A2E is broken into five phases, with the first three phases currently underway.

In phase one, AFSOC aims to transition to a government-owned Uncrewed Aircraft System (UAS) command and control interface, replacing the stationary RPA control system. The new A2E interface will shrink a traditional RPA crew’s deployed footprint and provide operators with the flexibility and mobility to fly various aircraft from austere locations – whether operating from the back of an AC-130, home station, or even urban environments.

“In the future, we’d like to take this from where we’ve fought in the past, a more permissive environment, to contested and denied spaces,” said U.S. Air Force Maj. Lindsay Scott, AFSOC Headquarters Rapid Capabilities Development Chief of Autonomous Capabilities. “Our goal is to ensure we are always bringing effects to the battle space.”

In phase two, AFSOC’s objective is creating the capability for a single crew to fly multiple MQ-9s. According to the director of the 27th Special Operations Group’s RPA Operations Center, U.S. Air Force Maj. Joshua Radford, AFSOC plans to evolve past the historical standard of one crew operating one aircraft, the status quo for MQ-9 operations.

“We’re moving towards a crew or a single operator controlling multiple aircraft,” Radford said. “And it doesn’t necessarily need to be the same platform.”

Phase three entails a single crew controlling multiple types of UASs, ranging from Group 1 small uncrewed aerial systems (sUAS) like the RQ-11B Raven, to larger Group 5 UASs like the MQ-9A Reaper.

In phase four, a single crew will control formations of UASs from mobile and austere locations, leading into the final phase: creating new effects-based ISR units. These units could be comprised of UASs, forward deployed ground forces, cyber operators and space operators that can collaboratively employ UAS capabilities in permissive, contested or denied environments.

The A2E demonstrations conducted in 2023 at Cannon AFB successfully validated many of the capabilities described in phases one through three. In June, the 27th SOW hosted Exercise Talon Spear, AFSOC’s first A2E sUAS collaboration exercise.

"The goal of Talon Spear was to build a continuous improvement exercise," said U.S. Air Force Capt.
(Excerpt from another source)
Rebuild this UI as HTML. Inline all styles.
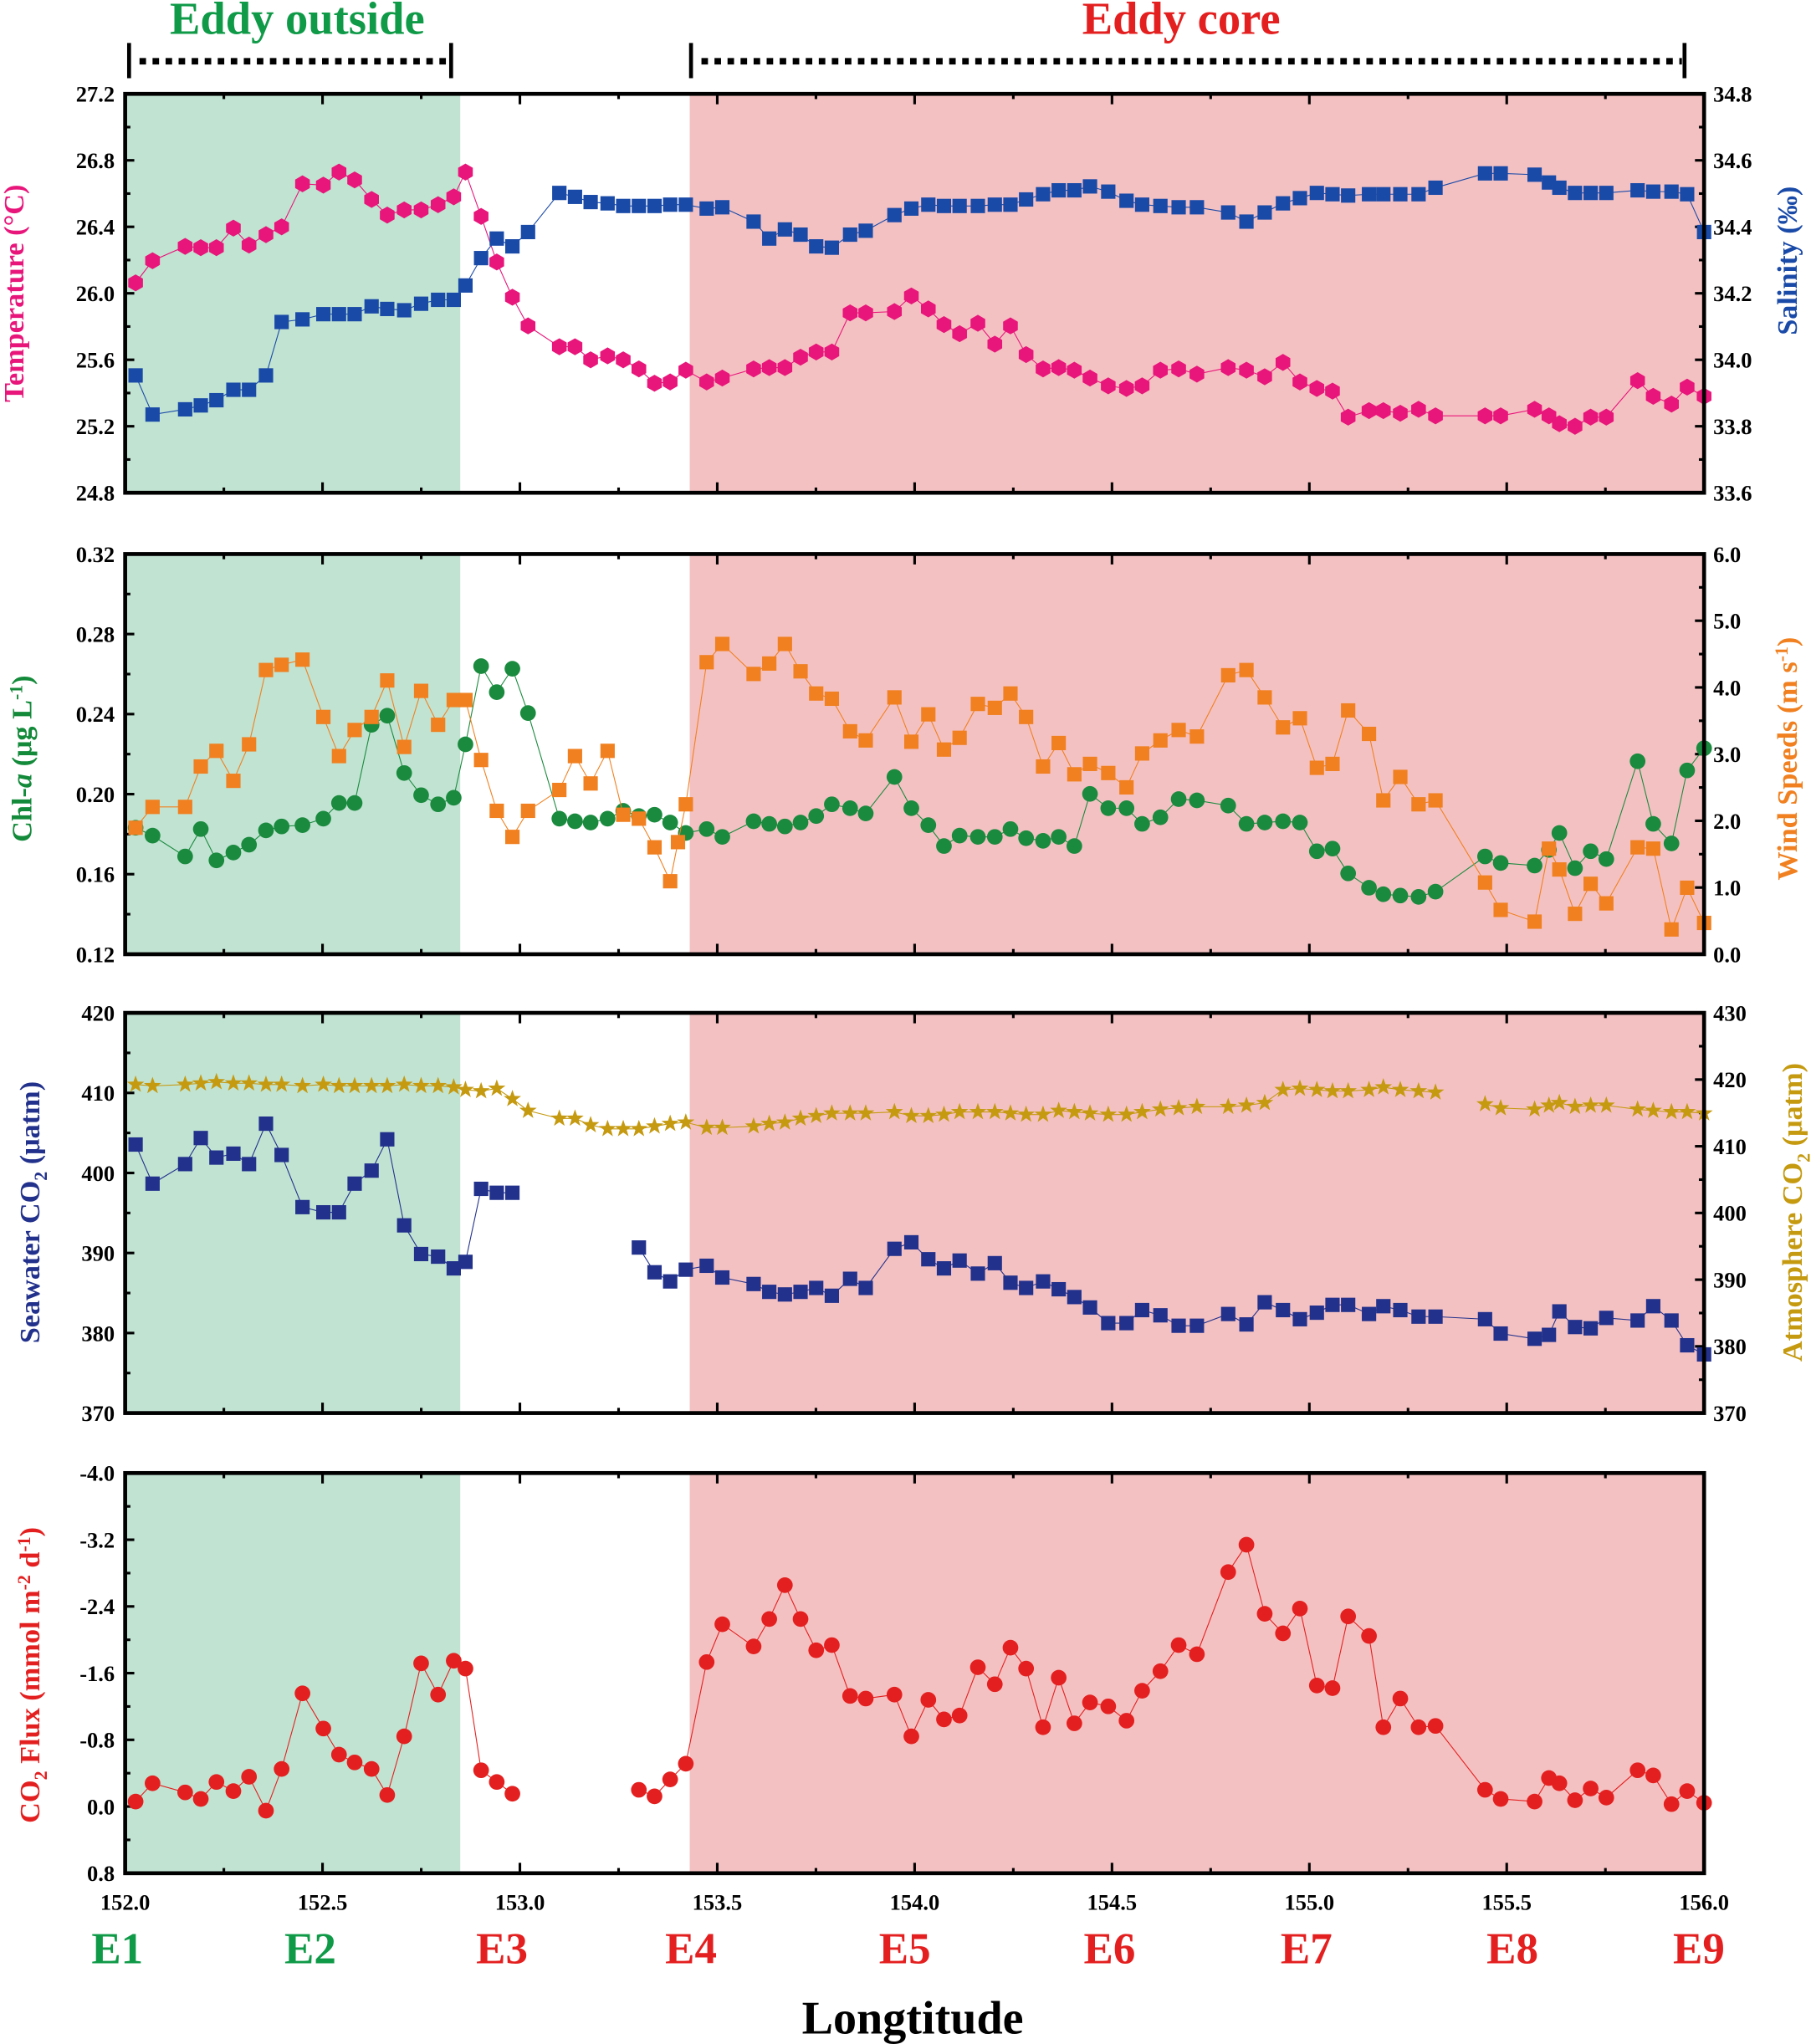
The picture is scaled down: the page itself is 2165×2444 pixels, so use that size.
<!DOCTYPE html>
<html><head><meta charset="utf-8"><style>html,body{margin:0;padding:0;background:#fff}svg{display:block}</style></head>
<body>
<svg id="s" xmlns="http://www.w3.org/2000/svg" width="2165" height="2444" viewBox="0 0 1389 1568" font-family="Liberation Serif, serif" font-weight="bold">
<rect x="96" y="72" width="257" height="306" fill="#c1e3d2"/><rect x="529" y="72" width="778" height="306" fill="#f4c1c2"/>
<rect x="96" y="425" width="257" height="307" fill="#c1e3d2"/><rect x="529" y="425" width="778" height="307" fill="#f4c1c2"/>
<rect x="96" y="777" width="257" height="307" fill="#c1e3d2"/><rect x="529" y="777" width="778" height="307" fill="#f4c1c2"/>
<rect x="96" y="1130" width="257" height="307" fill="#c1e3d2"/><rect x="529" y="1130" width="778" height="307" fill="#f4c1c2"/>
<g id="g"></g>
<text x="228" y="26" font-size="35" fill="#0f9a48" text-anchor="middle">Eddy outside</text>
<text x="906" y="26" font-size="35" fill="#e41f1f" text-anchor="middle">Eddy core</text>
<g stroke="#000" stroke-width="3"><line x1="99" y1="33" x2="99" y2="60"/><line x1="346" y1="33" x2="346" y2="60"/><line x1="530" y1="33" x2="530" y2="60"/><line x1="1292" y1="33" x2="1292" y2="60"/></g>
<g stroke="#000" stroke-width="5" stroke-dasharray="5,5"><line x1="107" y1="47" x2="342" y2="47"/><line x1="538" y1="47" x2="1290" y2="47"/></g>
<g font-size="34" text-anchor="middle">
<text x="90" y="1506" fill="#0f9a48">E1</text><text x="238" y="1506" fill="#0f9a48">E2</text>
<text x="385" y="1506" fill="#e41f1f">E3</text><text x="530" y="1506" fill="#e41f1f">E4</text><text x="694" y="1506" fill="#e41f1f">E5</text><text x="851" y="1506" fill="#e41f1f">E6</text><text x="1002" y="1506" fill="#e41f1f">E7</text><text x="1160" y="1506" fill="#e41f1f">E8</text><text x="1303" y="1506" fill="#e41f1f">E9</text>
</g>
<text x="700" y="1560" font-size="36" text-anchor="middle">Longtitude</text>
<g font-size="22">
<text transform="translate(18,225) rotate(-90)" text-anchor="middle" fill="#e8157a">Temperature (°C)</text>
<text transform="translate(1378,200) rotate(-90)" text-anchor="middle" fill="#1a4aa8">Salinity (‰)</text>
<text transform="translate(24,582) rotate(-90)" text-anchor="middle" fill="#138a3a">Chl-<tspan font-style="italic">a</tspan> (μg L<tspan dy="-7" font-size="14">-1</tspan><tspan dy="7">)</tspan></text>
<text transform="translate(1378,582) rotate(-90)" text-anchor="middle" fill="#f08020">Wind Speeds (m s<tspan dy="-7" font-size="14">-1</tspan><tspan dy="7">)</tspan></text>
<text transform="translate(30,930) rotate(-90)" text-anchor="middle" fill="#22318c">Seawater CO<tspan dy="6" font-size="14">2</tspan><tspan dy="-6"> (μatm)</tspan></text>
<text transform="translate(1382,930) rotate(-90)" text-anchor="middle" fill="#c59a10">Atmosphere CO<tspan dy="6" font-size="14">2</tspan><tspan dy="-6"> (μatm)</tspan></text>
<text transform="translate(30,1285) rotate(-90)" text-anchor="middle" fill="#e41f1f">CO<tspan dy="6" font-size="14">2</tspan><tspan dy="-6"> Flux (mmol m</tspan><tspan dy="-7" font-size="14">-2</tspan><tspan dy="7"> d</tspan><tspan dy="-7" font-size="14">-1</tspan><tspan dy="7">)</tspan></text>
</g>
</svg>
<script>
var NS="http://www.w3.org/2000/svg",G=document.getElementById("g");
function el(t,a,p){var e=document.createElementNS(NS,t);for(var k in a)e.setAttribute(k,a[k]);(p||G).appendChild(e);return e}
function txt(x,y,s,anchor){var e=el("text",{x:x,y:y,"font-size":17,"text-anchor":anchor});e.textContent=s}
var panels=[[72,378],[425,732],[777,1084],[1130,1437]];
var L=[[["27.2","26.8","26.4","26.0","25.6","25.2","24.8"],["34.8","34.6","34.4","34.2","34.0","33.8","33.6"]],
[["0.32","0.28","0.24","0.20","0.16","0.12"],["6.0","5.0","4.0","3.0","2.0","1.0","0.0"]],
[["420","410","400","390","380","370"],["430","420","410","400","390","380","370"]],
[["-4.0","-3.2","-2.4","-1.6","-0.8","0.0","0.8"],[]]];
panels.forEach(function(p,i){
 var t=p[0],b=p[1],h=b-t;
 var l=L[i][0],r=L[i][1];
 l.forEach(function(s,j){var y=t+h*j/(l.length-1);txt(88,y+6,s,"end");el("line",{x1:96,x2:103,y1:y,y2:y,stroke:"#000","stroke-width":2});
  if(j<l.length-1){var ym=y+h/(l.length-1)/2;el("line",{x1:96,x2:100,y1:ym,y2:ym,stroke:"#000","stroke-width":2})}});
 r.forEach(function(s,j){var y=t+h*j/(r.length-1);txt(1314,y+6,s,"start");el("line",{x1:1300,x2:1307,y1:y,y2:y,stroke:"#000","stroke-width":2});
  if(j<r.length-1){var ym=y+h/(r.length-1)/2;el("line",{x1:1303,x2:1307,y1:ym,y2:ym,stroke:"#000","stroke-width":2})}});
 for(var k=0;k<=16;k++){var x=96+1211*k/16,len=k%2?4:8;
  el("line",{x1:x,x2:x,y1:b,y2:b-len,stroke:"#000","stroke-width":2});
  el("line",{x1:x,x2:x,y1:t,y2:t+len,stroke:"#000","stroke-width":2});
  if(i==3&&k%2==0)txt(x,b+28,(152+k/4).toFixed(1),"middle");}
});
function P(s){var a=s.split(/[(),]+/).filter(function(x){return x!==""}).map(Number),o=[];for(var i=0;i<a.length;i+=2)o.push([a[i],a[i+1]]);return o}
function line(segs,c){segs.forEach(function(pts){el("polyline",{points:pts.map(function(q){return q.join(",")}).join(" "),fill:"none",stroke:c,"stroke-width":0.7})})}
function mk(pts,type,c){pts.forEach(function(q){var x=q[0],y=q[1];
 if(type=="sq")el("rect",{x:x-5.5,y:y-5.5,width:11,height:11,fill:c});
 else if(type=="ci")el("circle",{cx:x,cy:y,r:6,fill:c});
 else if(type=="hx"){var s="";for(var k=0;k<6;k++){var a=Math.PI/3*k+Math.PI/6;s+=(x+6.5*Math.cos(a))+","+(y+6.5*Math.sin(a))+" "}el("polygon",{points:s,fill:c})}
 else{var s="";for(var k=0;k<10;k++){var a=-Math.PI/2+Math.PI/5*k,rr=k%2?2.8:7;s+=(x+rr*Math.cos(a))+","+(y+rr*Math.sin(a))+" "}el("polygon",{points:s,fill:c})}})}
function series(str,type,c){var segs=str.split("|").map(P);line(segs,c);segs.forEach(function(s){mk(s,type,c)})}
series("(104,217),(117,200),(142,189),(154,190),(166,190),(179,175),(191,188),(204,180),(216,174),(232,141),(248,142),(260,132),(272,138),(285,153),(297,165),(310,161),(323,161),(336,157),(348,151),(357,132),(369,166),(381,201),(393,228),(405,250),(429,266),(441,266),(453,276),(466,273),(478,276),(490,283),(502,294),(514,293),(526,284),(542,293),(554,290),(578,283),(590,282),(602,282),(614,274),(626,270),(638,270),(652,240),(664,240),(686,239),(699,227),(712,237),(724,249),(736,256),(750,248),(763,264),(775,250),(787,272),(800,283),(812,282),(824,284),(836,290),(850,296),(864,298),(876,296),(890,284),(904,283),(918,287),(942,282),(956,284),(970,289),(984,278),(997,293),(1010,298),(1022,300),(1034,320),(1050,315),(1061,315),(1074,317),(1088,314),(1101,319),(1139,319),(1151,319),(1177,314),(1188,319),(1196,325),(1208,327),(1220,320),(1232,320),(1256,292),(1268,304),(1282,310),(1294,297),(1307,304)","hx","#e8157a");
series("(104,288),(117,318),(142,314),(154,311),(166,307),(179,299),(191,299),(204,288),(216,247),(232,245),(248,241),(260,241),(272,241),(285,235),(297,237),(310,238),(323,233),(336,230),(348,230),(357,219),(369,198),(381,183),(393,189),(405,178),(429,148),(441,151),(453,155),(466,156),(478,158),(490,158),(502,158),(514,157),(526,157),(542,160),(554,159),(578,170),(590,183),(602,176),(614,180),(626,189),(638,190),(652,180),(664,177),(686,165),(699,160),(712,157),(724,158),(736,158),(750,158),(763,157),(775,157),(787,153),(800,149),(812,146),(824,146),(836,143),(850,147),(864,154),(876,157),(890,158),(904,159),(918,159),(942,163),(956,170),(970,163),(984,156),(997,152),(1010,148),(1022,149),(1034,150),(1050,149),(1061,149),(1074,149),(1088,149),(1101,144),(1139,133),(1151,133),(1177,134),(1188,140),(1196,144),(1208,148),(1220,148),(1232,148),(1256,146),(1268,147),(1282,147),(1294,149),(1307,178)","sq","#1a4aa8");
series("(104,635),(117,641),(142,657),(154,636),(166,660),(179,654),(191,648),(204,637),(216,634),(232,633),(248,628),(260,616),(272,616),(285,556),(297,549),(310,593),(323,610),(336,617),(348,612),(357,571),(369,511),(381,531),(393,513),(405,547),(429,628),(441,630),(453,631),(466,628),(478,622),(490,626),(502,625),(514,631),(526,639),(542,636),(554,642),(578,630),(590,632),(602,634),(614,631),(626,626),(638,617),(652,620),(664,624),(686,596),(699,620),(712,633),(724,649),(736,641),(750,642),(763,642),(775,636),(787,643),(800,645),(812,642),(824,649),(836,609),(850,620),(864,620),(876,632),(890,627),(904,613),(918,614),(942,618),(956,632),(970,631),(984,630),(997,631),(1010,653),(1022,651),(1034,670),(1050,681),(1061,686),(1074,687),(1088,688),(1101,684),(1139,657),(1151,662),(1177,664),(1188,652),(1196,639),(1208,666),(1220,653),(1232,659),(1256,584),(1268,632),(1282,647),(1294,591),(1307,574)","ci","#1a8a3e");
series("(104,635),(117,619),(142,619),(154,588),(166,576),(179,599),(191,571),(204,514),(216,510),(232,506),(248,550),(260,580),(272,560),(285,550),(297,522),(310,573),(323,530),(336,556),(348,537),(357,537),(369,583),(381,622),(393,642),(405,622),(429,606),(441,580),(453,601),(466,576),(478,625),(490,628),(502,650),(514,676),(520,646),(526,617),(542,508),(554,494),(578,517),(590,509),(602,494),(614,515),(626,532),(638,536),(652,561),(664,568),(686,535),(699,569),(712,548),(724,575),(736,566),(750,540),(763,543),(775,532),(787,550),(800,588),(812,570),(824,594),(836,586),(850,593),(864,604),(876,578),(890,568),(904,560),(918,565),(942,518),(956,514),(970,535),(984,558),(997,551),(1010,589),(1022,586),(1034,545),(1050,563),(1061,614),(1074,596),(1088,617),(1101,614),(1139,677),(1151,698),(1177,707),(1188,651),(1196,667),(1208,701),(1220,678),(1232,693),(1256,650),(1268,651),(1282,713),(1294,681),(1307,708)","sq","#f08020");
series("(104,832),(117,833),(142,832),(154,831),(166,830),(179,831),(191,831),(204,832),(216,832),(232,833),(248,832),(260,833),(272,833),(285,833),(297,833),(310,832),(323,833),(336,833),(348,834),(357,836),(369,837),(381,835),(393,843),(405,852),(429,858),(441,858),(453,863),(466,866),(478,866),(490,866),(502,864),(514,862),(526,861),(542,865),(554,865),(578,864),(590,862),(602,861),(614,858),(626,856),(638,854),(652,854),(664,854),(686,853),(699,856),(712,856),(724,855),(736,853),(750,853),(763,853),(775,854),(787,855),(800,855),(812,852),(824,853),(836,854),(850,855),(864,855),(876,853),(890,851),(904,850),(918,849),(942,849),(956,848),(970,846),(984,836),(997,835),(1010,836),(1022,837),(1034,837),(1050,836),(1061,834),(1074,836),(1088,837),(1101,838)|(1139,847),(1151,850),(1177,851),(1188,848),(1196,846),(1208,849),(1220,848),(1232,848),(1256,851),(1268,852),(1282,853),(1294,853),(1307,854)","st","#c59a10");
series("(104,878),(117,908),(142,893),(154,873),(166,888),(179,885),(191,893),(204,862),(216,886),(232,926),(248,930),(260,930),(272,908),(285,898),(297,874),(310,940),(323,962),(336,964),(348,973),(357,968),(369,912),(381,915),(393,915)|(490,957),(502,976),(514,983),(526,974),(542,971),(554,980),(578,985),(590,991),(602,993),(614,991),(626,988),(638,994),(652,981),(664,988),(686,958),(699,953),(712,966),(724,973),(736,967),(750,977),(763,969),(775,984),(787,988),(800,983),(812,989),(824,995),(836,1003),(850,1015),(864,1015),(876,1005),(890,1009),(904,1017),(918,1017),(942,1008),(956,1016),(970,999),(984,1005),(997,1012),(1010,1007),(1022,1001),(1034,1001),(1050,1008),(1061,1002),(1074,1005),(1088,1010),(1101,1010),(1139,1012),(1151,1023),(1177,1027),(1188,1024),(1196,1006),(1208,1018),(1220,1019),(1232,1011),(1256,1013),(1268,1002),(1282,1013),(1294,1032),(1307,1039)","sq","#22318c");
series("(104,1382),(117,1368),(142,1375),(154,1380),(166,1367),(179,1374),(191,1363),(204,1389),(216,1357),(232,1299),(248,1326),(260,1346),(272,1352),(285,1357),(297,1377),(310,1332),(323,1276),(336,1300),(348,1274),(357,1280),(369,1358),(381,1367),(393,1376)|(490,1373),(502,1378),(514,1365),(526,1353),(542,1275),(554,1246),(578,1263),(590,1242),(602,1216),(614,1242),(626,1266),(638,1262),(652,1301),(664,1303),(686,1300),(699,1332),(712,1304),(724,1319),(736,1316),(750,1279),(763,1292),(775,1264),(787,1280),(800,1325),(812,1287),(824,1322),(836,1306),(850,1309),(864,1320),(876,1297),(890,1282),(904,1262),(918,1269),(942,1206),(956,1185),(970,1238),(984,1253),(997,1234),(1010,1293),(1022,1295),(1034,1240),(1050,1255),(1061,1325),(1074,1303),(1088,1325),(1101,1324),(1139,1373),(1151,1380),(1177,1382),(1188,1364),(1196,1368),(1208,1381),(1220,1372),(1232,1379),(1256,1358),(1268,1362),(1282,1384),(1294,1374),(1307,1383)","ci","#e41f1f");
panels.forEach(function(p){el("rect",{x:96,y:p[0],width:1211,height:p[1]-p[0],fill:"none",stroke:"#000","stroke-width":3})});
</script>
</body></html>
Mitch, the exercise coordinator assigned to the 27th SOG. "Throughout the exercise, several industry and DOD partners integrated various systems, to include weapon systems, specific cameras, onboard computer systems and tactical situational awareness tools.”


During December’s demonstrations, a single 27th SOW RPA crew successfully exhibited two novel capabilities: controlling three MQ-9s utilizing a single common control interface and attaching and air-launching a Group 2 sUAS from an MQ-9A. The next A2E demonstration is planned for Summer 2024.

As the MQ-9 and its crews acquire the capability to direct sUASs carrying standoff sensor payloads, crews will be able to control swarms of air vehicles from anywhere. Additionally, AFSOC aims to continue developing and procuring A2E-compatible platforms, allowing the MQ-9 to act as a “mothership” for sUAS and loitering munition command and control, as well as a data transport node for mesh networks.

These mesh networks, in concert with Artificial Intelligence technologies and an advanced Human Machine Interface, will allow AFSOC crews to operate multiple large and small UASs simultaneously, covering more terrain and prosecuting more targets in environments that are not currently accessible.

“We depend on our innovative Air Commandos and industry experts to develop, experiment and grow this concept,” said Bauernfeind. “AFSOC is committed to advancing this capability and we appreciate the support of our defense partners and decision makers in prioritizing this acquisition.”

By collaboratively pathfinding alongside defense industry partners and innovative Air Commandos, A2E will transform the current AFSOC MQ-9 enterprise into the robust UAS architecture required to deliver specialized airpower to current and future fights: any place, anytime, anywhere.